There have been quite a good number of espionage thrillers and undercover police films. "TRAITOR" is equal parts detective story and equal parts terrorist thriller. The direction and screenplay by Jeffrey Nachmanoff is taut, gripping and well blends together elements from the Hong Kong hit "Infernal Affairs" and the Bourne franchise, but it is also filed with social and theological undertones and messages.
After an arms deal in Yemen had gone awry, Samir Horn (Don Cheadle, Hotel Rwanda) is arrested and imprisoned with the same men that he has been accused of sabotaging the deal, by contacting the authorities. Samir is under fire from both sides, as the F.B.I. is putting pressure on him to reveal his contacts. When Omar (Said Taghmaoui) orchestrates a jailbreak, has little choice but to join the terrorist leader in his quest to wreak havoc in the United States. But who is Samir really working for?
The big draw of "Traitor" is its foreshadowing of Samir's intentions and motivations. The dialogue is kept at a pace to reveal only the minor details as the screenplay goes along, it makes the viewer work to figure out what Samir is really all about, and the script efficiently plays its cards right. Director Nachmanoff deals with certain factors to keep the tense atmosphere, and slowly leaks out more and more information about Samir's beliefs and character It was quite clever to show both the F.B.I. and the terrorist group going through his background. Samir is an ex- U.S. soldier and a very devout Muslim and much of the film focuses on him. There are some integral plot points as Agent Clayton and Agent Archer (Guy Pearce and Neal McDonough respectively) to illustrate some of Samir's political beliefs and the intricate "motivational" speeches as Omar recruits new "martyrs" to their cause. There are also some disagreements between Fahid and Samir that give the audience some idea as to how different followers of Islam interpret the Qur'an. All these doses of dialogue are integral to the script as it manages to keep the viewer interested and intrigued.
The film also has a lot of emotion and the building tension almost never stops. It is the manner of which the film builds suspense through dialogue and significant scenes that helps the film's pacing and story telling. I liked the fact that there doesn't seem to be any political motives in the film although it does promote some parallels and contradictions in government practices to the terrorist organization. Political ideas and theological teachings are shown being misinterpreted to further extremist goals. But Nachmanoff instead focuses on the evils that men do, that all men's deeds will have to answerable to God. I suppose this is a subtle way to say that extremists are using theological beliefs to intentionally misdirect or "brainwash" their followers. The film isn't very "family-friendly" and definitely not for mainstream audiences with its dark tones of government, radicalism and Islam.

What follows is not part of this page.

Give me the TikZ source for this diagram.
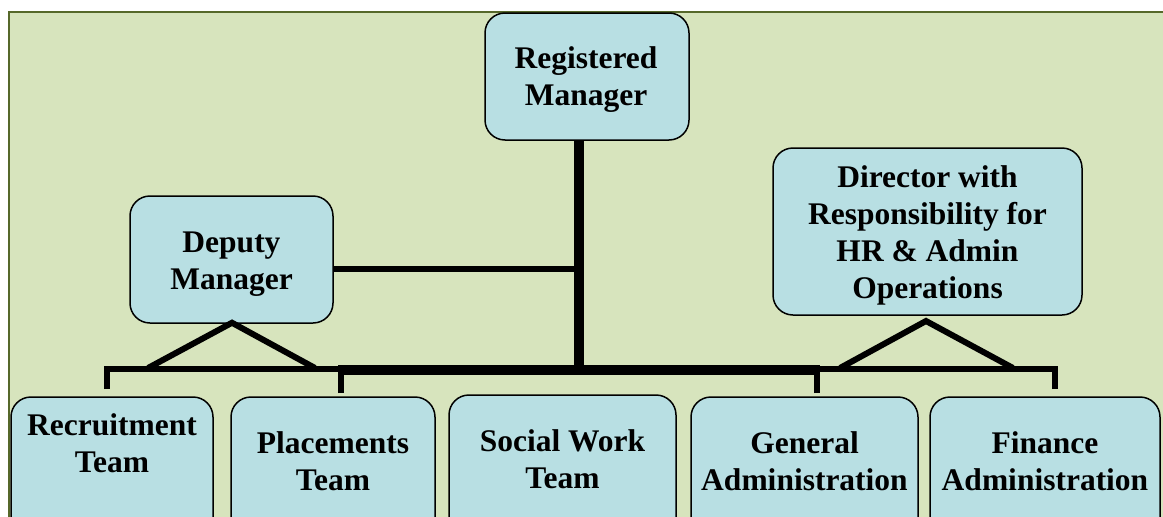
\documentclass[tikz,border=0pt]{standalone}
\usepackage{fontspec}
\setmainfont{Liberation Serif}
\usetikzlibrary{calc}
\definecolor{bgfill}{HTML}{D7E4BD}
\definecolor{frameline}{HTML}{56682A}
\definecolor{boxfill}{HTML}{B8DFE3}
\begin{document}
\begin{tikzpicture}[x=1pt,y=-1pt,
  orgbox/.style={draw=black,line width=1.5pt,fill=boxfill,rounded corners=20pt,inner sep=0pt},
  lbl/.style={font=\fontsize{31.5}{37}\selectfont\bfseries,align=center,inner sep=0pt},
  link/.style={line width=6pt,black,line cap=butt,line join=miter},
  trunk/.style={line width=10.5pt,black,line cap=butt}]
\useasboundingbox (0,0) rectangle (1163,517);
\clip (0,0) rectangle (1163,517);
\fill[white] (0,0) rectangle (1163,517);
\draw[frameline,line width=2.8pt,fill=bgfill] (9,12) rectangle (1190,560);

% boxes
\node[orgbox,minimum width=204pt,minimum height=127pt] (reg) at (587,76.5) {};
\node[orgbox,minimum width=203pt,minimum height=127pt] (dep) at (231.5,259.5) {};
\node[orgbox,minimum width=309pt,minimum height=167pt] (dir) at (927.5,231.5) {};
\node[orgbox,minimum width=202pt,minimum height=143pt] (rec) at (112,468.5) {};
\node[orgbox,minimum width=204pt,minimum height=143pt] (pla) at (333,468.5) {};
\node[orgbox,minimum width=227pt,minimum height=145pt] (soc) at (562.5,467.5) {};
\node[orgbox,minimum width=227pt,minimum height=143pt] (gen) at (804.5,468.5) {};
\node[orgbox,minimum width=230pt,minimum height=143pt] (fin) at (1045,468.5) {};

% labels
\node[lbl] (regt) at (586,80) {Registered\\Manager};
\node[lbl] (dept) at (231.5,264) {Deputy\\Manager};
\node[lbl] (dirt) at (927.5,235) {Director with\\Responsibility for\\HR \& Admin\\Operations};
\node[lbl] (rect) at (112,443) {Recruitment\\Team};
\node[lbl] (plat) at (333,461) {Placements\\Team};
\node[lbl] (soct) at (562.5,459.5) {Social Work\\Team};
\node[lbl] (gent) at (804.5,461.5) {General\\Administration};
\node[lbl] (fint) at (1045,461.5) {Finance\\Administration};

% junction points
\coordinate (busL) at (104,369);
\coordinate (busR) at (1058,369);
\coordinate (thickL) at (338,370);
\coordinate (thickR) at (820,370);
\coordinate (regJ) at (579,375);
\coordinate (depJ) at (584,269);
\coordinate (dRec) at (107,389);
\coordinate (dPla) at (341,393);
\coordinate (dGen) at (817,393);
\coordinate (dFin) at (1055,389);
\coordinate (depA) at ($(dep.south)+(0.5,-1)$);
\coordinate (depL) at (148,368);
\coordinate (depR) at (315,368);
\coordinate (dirA) at (926,321);
\coordinate (dirL) at (840,368);
\coordinate (dirR) at (1013,368);

% connectors
\draw[link] (busL) -- (busR);
\draw[trunk] (thickL) -- (thickR);
\draw[trunk] (reg.south -| regJ) -- (regJ);
\draw[link] (dep.east |- depJ) -- (depJ);
\draw[link] (dRec) -- (107,366);
\draw[link] (dPla) -- (341,366);
\draw[link] (dGen) -- (817,366);
\draw[link] (dFin) -- (1055,366);
\draw[link] (depL) -- (depA) -- (depR);
\draw[link] (dirL) -- (dirA) -- (dirR);
\end{tikzpicture}
\end{document}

Now, the film's biggest credit would have to be Don Cheadle's terrific performance. Samir is a man of Allah and Cheadle bears his soul in his portrayal. Samir is also a skilled soldier, arsonist, bomber but above all, he is a man of God. Cheadle fills his character with an unorthodox sort of appeal, which makes his character all the more compelling and interesting. Guy Pearce (Memento) also does a good supporting performance as Agent Roy Clayton, in a way, he is a man of God but from a different belief--a son of a Baptist preacher. It was quite smart to have such a character dissect another's action. The film has a good pace and the cat and mouse game between Samir and Clayton make for very good entertainment.

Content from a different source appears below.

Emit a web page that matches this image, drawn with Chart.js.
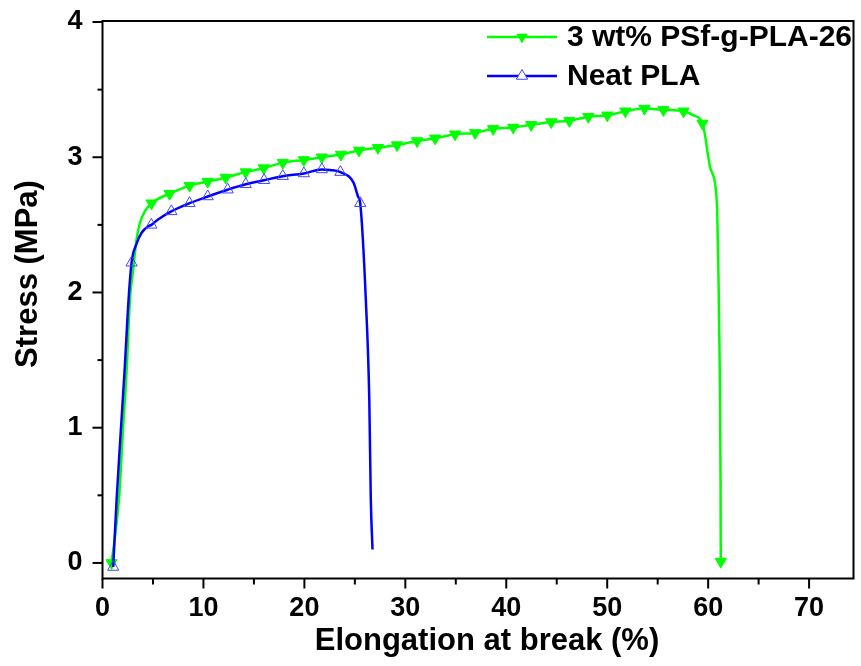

The film does pay off in the end but I am sure there will be some viewers who may say that the film doesn't offer anything original and I do partly agree. However, the film proved very interesting to me and this time around, the "journey" itself is rewarding. The film's great cinematography (by J. Michael Muro) is full of tense atmosphere that accentuates its mood. Those who are looking for an action-packed film may be a little disappointed as this one doesn't rely heavily on explosions and action scenes; rather it depends on its screenplay to slowly unravel to its revelatory final act. The film does rely on the frightening idea of another terrorist attack on American soil that may turn off some viewers.
However, the film is highly-engrossing, a great film with a sensitive subject matter but doesn't dwell on political preaching but instead tries to go into the mindset of a man while using espionage-thriller elements. It is a nicely-shot, tense thriller with some food for thought and the strong performance of Don Cheadle just seals the deal .
Recommended! [4- Stars]
Video/audio: 1.78 ratio anamorphic widescreen that diverts from its original theatrical aspect ratio of 2.35. But it is a nice transfer, natural colors and the overall transfer appears pretty nifty. The 5.1 Dolby Digital track is clear and powerful, but sadly there is no DTS track on the Dvd.
Bonus Features: Commentary by the director and Cheadle and a 10 minute behind the scenes look. The disc is pretty bare-bones.